Ian Holsman wrote:
Hi.
I have just started to dig into the documentation and examples that UIMA
provide, but am not really up to speed with all the IR ways of doing
things.
What I really want to be able to do is 2 things:
- what tagthe.net does. extract key information from a text document (an
example:
http://tagthe.net/api?url=http://news.aol.com/entertainment/tv/articles/_a/sopranos-premiere-draws-a-smaller-mob/20070411064509990001
extracts key points from
http://news.aol.com/entertainment/tv/articles/_a/sopranos-premiere-draws-a-smaller-mob/20070411064509990001)

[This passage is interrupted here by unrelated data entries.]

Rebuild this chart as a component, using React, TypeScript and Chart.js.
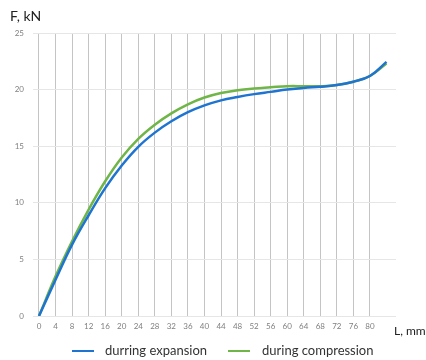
import React, { useEffect, useRef } from "react";
import { Chart, registerables } from "chart.js";

Chart.register(...registerables);

const lengths = [0, 4, 8, 12, 16, 20, 24, 28, 32, 36, 40, 44, 48, 52, 56, 60, 64, 68, 72, 76, 80, 84];
const expansion = [0, 3.2, 6.3, 8.9, 11.3, 13.3, 14.95, 16.2, 17.2, 18.0, 18.6, 19.05, 19.35, 19.6, 19.8, 20.0, 20.15, 20.25, 20.4, 20.7, 21.2, 22.45];
const compression = [0, 3.5, 6.6, 9.4, 11.9, 14.0, 15.65, 16.9, 17.9, 18.7, 19.3, 19.7, 19.95, 20.1, 20.2, 20.3, 20.3, 20.3, 20.4, 20.7, 21.2, 22.3];
const xTicks = [0, 4, 8, 12, 16, 20, 24, 28, 32, 36, 40, 44, 48, 52, 56, 60, 64, 68, 72, 76, 80];
const yTicks = [0, 5, 10, 15, 20, 25];
const seriesNames = ["durring expansion", "during compression"];
const yTitle = "F, kN";
const xTitle = "L, mm";

const BLUE = "#1f74d0";
const GREEN = "#6fb547";
const FONT = "Lato, 'Open Sans', sans-serif";

export default function App() {
  const ref = useRef<HTMLCanvasElement | null>(null);

  useEffect(() => {
    if (!ref.current) return;
    const extras = {
      id: "extras",
      afterDraw(chart: any) {
        const ctx = chart.ctx;
        ctx.save();
        ctx.fillStyle = "#222";
        ctx.textBaseline = "middle";
        ctx.textAlign = "left";
        ctx.font = `14px ${FONT}`;
        ctx.fillText(yTitle, 10, 16);
        ctx.font = `12px ${FONT}`;
        ctx.fillText(xTitle, 394, 331);
        const items = [
          { x: 72, tx: 105 },
          { x: 228, tx: 262 },
        ];
        chart.data.datasets.forEach((ds: any, i: number) => {
          const it = items[i];
          ctx.strokeStyle = ds.borderColor;
          ctx.lineWidth = 2;
          ctx.beginPath();
          ctx.moveTo(it.x, 351);
          ctx.lineTo(it.x + 22, 351);
          ctx.stroke();
          ctx.fillStyle = "#333";
          ctx.font = `13px ${FONT}`;
          ctx.fillText(ds.label, it.tx, 351);
        });
        ctx.restore();
      },
    };

    const chart = new Chart(ref.current, {
      type: "line",
      data: {
        datasets: [
          {
            label: seriesNames[0],
            data: lengths.map((x, i) => ({ x, y: expansion[i] })),
            borderColor: BLUE,
            backgroundColor: BLUE,
            borderWidth: 2.5,
            pointRadius: 0,
            tension: 0.4,
          },
          {
            label: seriesNames[1],
            data: lengths.map((x, i) => ({ x, y: compression[i] })),
            borderColor: GREEN,
            backgroundColor: GREEN,
            borderWidth: 2.5,
            pointRadius: 0,
            tension: 0.4,
          },
        ],
      },
      options: {
        animation: false,
        responsive: false,
        maintainAspectRatio: false,
        layout: { padding: { left: 0, right: 30, top: 33, bottom: 0 } },
        plugins: {
          legend: { display: false },
          tooltip: { enabled: false },
        },
        scales: {
          x: {
            type: "linear",
            min: -1.45,
            max: 86.3,
            afterBuildTicks: (scale: any) => {
              scale.ticks = xTicks.map((v) => ({ value: v }));
            },
            afterFit: (scale: any) => {
              scale.height = 44;
            },
            grid: { color: "#c4c4c4", lineWidth: 1, drawTicks: false },
            border: { display: false },
            ticks: {
              padding: 6,
              color: "#7f7f7f",
              font: { size: 8, family: FONT },
              maxRotation: 0,
              autoSkip: false,
            },
          },
          y: {
            min: 0,
            max: 25,
            afterBuildTicks: (scale: any) => {
              scale.ticks = yTicks.map((v) => ({ value: v }));
            },
            afterFit: (scale: any) => {
              scale.width = 33;
            },
            grid: { color: "#e6e6e6", lineWidth: 1, drawTicks: false },
            border: { display: false },
            ticks: {
              padding: 9,
              color: "#7f7f7f",
              font: { size: 8, family: FONT },
            },
          },
        },
      },
      plugins: [extras],
    } as any);
    return () => chart.destroy();
  }, []);

  return (
    <div style={{ position: "absolute", left: 0, top: 0, width: 426, height: 360, background: "#fff" }}>
      <canvas ref={ref} width={426} height={360} style={{ width: 426, height: 360 }} />
    </div>
  );
}
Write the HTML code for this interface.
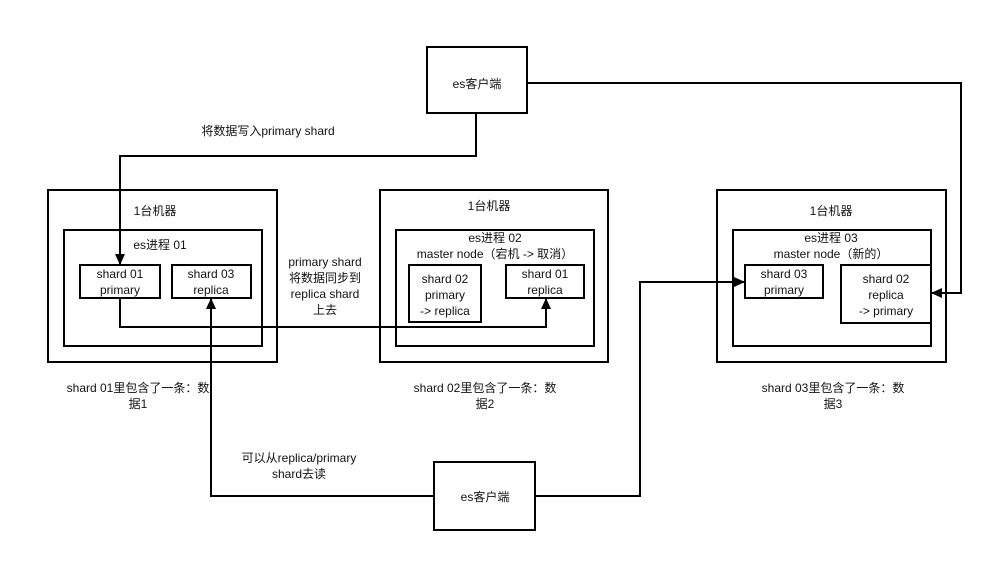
<!DOCTYPE html>
<html><head><meta charset="utf-8"><style>
html,body{margin:0;padding:0;background:#fff;}
svg{display:block;}
text{font-family:"Liberation Sans","Noto Sans CJK SC",sans-serif;font-size:12px;fill:#111;text-anchor:middle;}
</style></head><body>
<svg width="993" height="564" viewBox="0 0 993 564" xmlns="http://www.w3.org/2000/svg">
<defs><marker id="a" markerWidth="11" markerHeight="10" refX="10" refY="5" orient="auto" markerUnits="userSpaceOnUse"><path d="M0,0 L11,5 L0,10 Z" fill="#000"/></marker></defs>
<g fill="none" stroke="#000" stroke-width="2">
<rect x="427" y="47" width="100" height="66"/>
<rect x="434" y="462" width="101" height="68"/>
<rect x="48" y="190" width="229" height="172"/>
<rect x="64" y="230" width="198" height="116"/>
<rect x="80" y="265" width="80" height="33"/>
<rect x="172" y="265" width="79" height="33"/>
<rect x="380" y="190" width="228" height="172"/>
<rect x="396" y="230" width="198" height="116"/>
<rect x="409" y="265" width="72" height="57"/>
<rect x="506" y="265" width="78" height="33"/>
<rect x="717" y="190" width="229" height="172"/>
<rect x="733" y="230" width="198" height="116"/>
<rect x="745" y="265" width="78" height="33"/>
<rect x="841" y="265" width="90" height="58"/>
<path d="M476,113 V156 H120 V264" marker-end="url(#a)"/>
<path d="M120,298 V327 H546 V299" marker-end="url(#a)"/>
<path d="M527,83 H961 V293 H932" marker-end="url(#a)"/>
<path d="M434,496 H211 V299" marker-end="url(#a)"/>
<path d="M535,496 H640 V282 H744" marker-end="url(#a)"/>
</g>
<text x="477" y="88">es客户端</text>
<text x="485" y="501">es客户端</text>
<text x="268" y="135">将数据写入primary shard</text>
<text x="155" y="215">1台机器</text>
<text x="160" y="249">es进程 01</text>
<text x="120" y="278">shard 01</text><text x="120" y="294">primary</text>
<text x="211" y="278">shard 03</text><text x="211" y="294">replica</text>
<text x="325" y="266">primary shard</text>
<text x="325" y="282">将数据同步到</text>
<text x="325" y="298">replica shard</text>
<text x="325" y="314">上去</text>
<text x="489" y="210">1台机器</text>
<text x="495" y="242">es进程 02</text>
<text x="495" y="258">master node（宕机 -&gt; 取消）</text>
<text x="445" y="283">shard 02</text><text x="445" y="299">primary</text><text x="445" y="315">-&gt; replica</text>
<text x="545" y="278">shard 01</text><text x="545" y="294">replica</text>
<text x="831" y="215">1台机器</text>
<text x="831" y="242">es进程 03</text>
<text x="831" y="258">master node（新的）</text>
<text x="784" y="278">shard 03</text><text x="784" y="294">primary</text>
<text x="886" y="283">shard 02</text><text x="886" y="299">replica</text><text x="886" y="315">-&gt; primary</text>
<text x="138" y="392">shard 01里包含了一条：数</text><text x="138" y="408">据1</text>
<text x="485" y="392">shard 02里包含了一条：数</text><text x="485" y="408">据2</text>
<text x="833" y="392">shard 03里包含了一条：数</text><text x="833" y="408">据3</text>
<text x="299" y="462">可以从replica/primary</text><text x="299" y="478">shard去读</text>
</svg>
</body></html>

- keyword density analysis, which might provide a clue on what keywords
google, or yahoo's search would think about the page.
I'm fairly certain that UIMA's entity extraction can handle the first
part, but am unsure if it can 'do' the second, and not sure if UIMA is
the right tool for the job.
regards
Ian
--
Ian Holsman
[EMAIL PROTECTED]
Hi Ian,
UIMA would certainly be the right platform to run something like tagthe.net.
I think UIMA could help with your second point, as you could at least
use it for keyword extraction. However, note that a very important
factor for the ranking of search results (which I assume is what you're
interested in) is the number and nature of links that point *to* a page,
something that no analysis of the page itself will give you.
--Thilo